Abstract

In this research paper, I analyze the effects of institutionalised ways of reading ‘gender’ and ‘caste’ in Marathi literature with reference to Baburao Bagul, one of the important Dalit writers, short stories with the help of some notions and arguments from Antonio Gramsci’s Prison Notebooks, Jacques Derrida’s essay “Structure, Sign and Play in the Discourse of Human Sciences”, Aniket Jaaware’s essay “Destitute Literature” and the book Practicing Caste: On Touching and Not Touching.
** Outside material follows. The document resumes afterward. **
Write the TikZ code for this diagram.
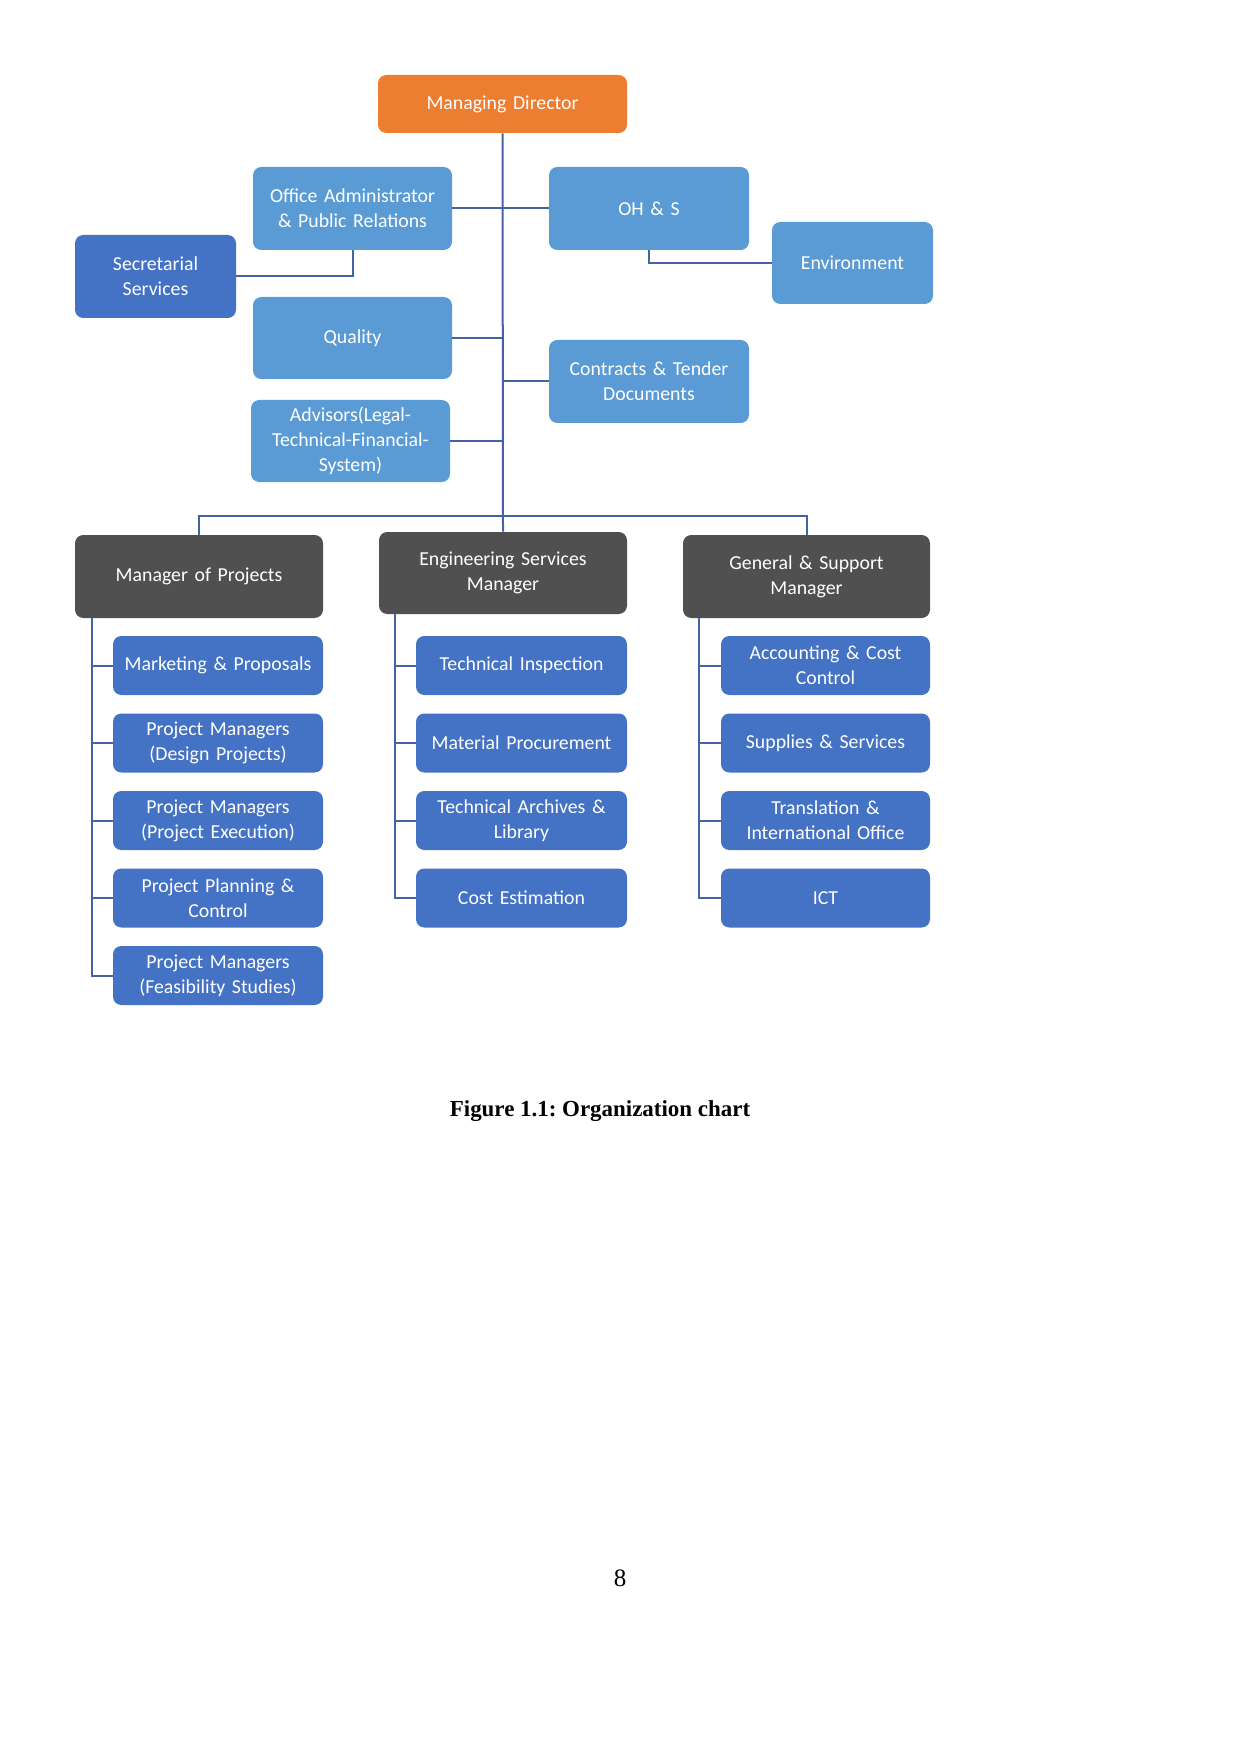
\documentclass[tikz,border=0pt]{standalone}
\usepackage{fontspec}
\setmainfont{Liberation Serif}
\newfontfamily\calfont{Carlito}[WordSpace=0.8]
\definecolor{orgorange}{HTML}{ED7D31}
\definecolor{lightblue}{HTML}{5B9BD5}
\definecolor{darkblue}{HTML}{4472C4}
\definecolor{mgrgray}{HTML}{505050}
\definecolor{linecol}{HTML}{4563A3}
\tikzset{
  box/.style={rounded corners=4pt, inner sep=0pt, align=center, text=white,
    font=\calfont\fontsize{9.5}{12}\selectfont},
  bw/.style 2 args={minimum width=#1*0.4796pt, minimum height=#2*0.4796pt, text width=#1*0.4796pt-6pt},
  orgbox/.style={box, fill=orgorange},
  lbbox/.style={box, fill=lightblue},
  dbbox/.style={box, fill=darkblue},
  mgrbox/.style={box, fill=mgrgray},
  conn/.style={draw=linecol, line width=0.96pt},
}
\begin{document}
\frenchspacing
\begin{tikzpicture}[x=0.4796pt, y=-0.4796pt]
\useasboundingbox (0,0) rectangle (1241,1754);
\coordinate (busL) at (199,516);
\coordinate (busR) at (806.5,516);
\coordinate (lx) at (92,618);
\coordinate (mx) at (395,614);
\coordinate (rx) at (699,618);
% top level
\node[orgbox, bw={249}{58}] (md) at (502.5,104) {Managing Director};
\node[lbbox, bw={199}{83}] (oa) at (352.5,208.5) {Office Administrator\\\& Public Relations};
\node[lbbox, bw={200}{83}] (oh) at (649,208.5) {OH \& S};
\node[lbbox, bw={161}{82}] (env) at (852.5,263) {Environment};
\node[dbbox, bw={161}{83}] (sec) at (155.5,276.5) {Secretarial\\Services};
\node[lbbox, bw={199}{82}] (qual) at (352.5,338) {Quality};
\node[lbbox, bw={200}{83}] (con) at (649,381.5) {Contracts \& Tender\\Documents};
\node[lbbox, bw={199}{82}] (adv) at (350.5,441) {Advisors(Legal-\\Technical-Financial-\\System)};
% managers
\node[mgrbox, bw={248}{83}] (mp) at (199,576.5) {Manager of Projects};
\node[mgrbox, bw={248}{82}] (es) at (503,573) {Engineering Services\\Manager};
\node[mgrbox, bw={247}{83}] (gs) at (806.5,576.5) {General \& Support\\Manager};
% left column
\node[dbbox, bw={210}{59}] (l1) at (218,665.5) {Marketing \& Proposals};
\node[dbbox, bw={210}{59}] (l2) at (218,743) {Project Managers\\(Design Projects)};
\node[dbbox, bw={210}{59}] (l3) at (218,820.5) {Project Managers\\(Project Execution)};
\node[dbbox, bw={210}{59}] (l4) at (218,898) {Project Planning \&\\Control};
\node[dbbox, bw={210}{59}] (l5) at (218,975.5) {Project Managers\\(Feasibility Studies)};
% middle column
\node[dbbox, bw={211}{59}] (m1) at (521.5,665.5) {Technical Inspection};
\node[dbbox, bw={211}{59}] (m2) at (521.5,743) {Material Procurement};
\node[dbbox, bw={211}{59}] (m3) at (521.5,820.5) {Technical Archives \&\\Library};
\node[dbbox, bw={211}{59}] (m4) at (521.5,898) {Cost Estimation};
% right column
\node[dbbox, bw={209}{59}] (r1) at (825.5,665.5) {Accounting \& Cost\\Control};
\node[dbbox, bw={209}{59}] (r2) at (825.5,743) {Supplies \& Services};
\node[dbbox, bw={209}{59}] (r3) at (825.5,820.5) {Translation \&\\International Office};
\node[dbbox, bw={209}{59}] (r4) at (825.5,898) {ICT};
% connectors
\draw[conn] (md.south) -- (es.north);
\draw[conn] (mp.north) |- (busR) -- (gs.north);
\draw[conn] (oa.east) -- (oh.west);
\draw[conn] (oa.south) |- (sec.east);
\draw[conn] (oh.south) |- (env.west);
\draw[conn] (qual.east) -- (qual.east -| md.south);
\draw[conn] (con.west) -- (con.west -| md.south);
\draw[conn] (adv.east) -- (adv.east -| md.south);
\draw[conn] (lx) |- (l5.west);
\foreach \c in {l1,l2,l3,l4} {\draw[conn] (\c.west) -- (\c.west -| lx);}
\draw[conn] (mx) |- (m4.west);
\foreach \c in {m1,m2,m3} {\draw[conn] (\c.west) -- (\c.west -| mx);}
\draw[conn] (rx) |- (r4.west);
\foreach \c in {r1,r2,r3} {\draw[conn] (\c.west) -- (\c.west -| rx);}
% caption and page number
\node[font=\bfseries\fontsize{11}{13}\selectfont] (cap) at (600,1111) {Figure 1.1: Organization chart};
\node[font=\fontsize{12}{14}\selectfont] (pg) at (620,1578) {8};
\end{tikzpicture}
\end{document}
Baburao Bagul’s short stories re-valuated the established institutionalized reading practices of gender and caste in literature set by the Marathi writers and critics, mostly upper-caste, before the 1960s. However, other Dalit writers did not venture to re-valuate the representation of gender and caste in literature. Before the concept of ‘Destitute Literature’ was propounded by Aniket Jaaware, most of the reading/analysis of Marathi Dalit literature followed institutionalized ways of consumption of literature. The dominant practices of reading literature in academia as well as out of it did not spare even the scholars who claimed to be different from the hegemony. The descriptions and analysis of gender and caste were mostly on the grounds of identity politics. For example, all the essays in the Marathi book Samagra Lekhak: Baburao Bagul (Complete Writer: Baburao Bagul) edited by Dr. Krushna Kirwale offer the institutionalized readings of Bagul’s stories, their form, content, and the characters. I attempt to critique such earlier writings and criticism written on Baburao Bagul’s stories and re-read the stories in destitutionalised way.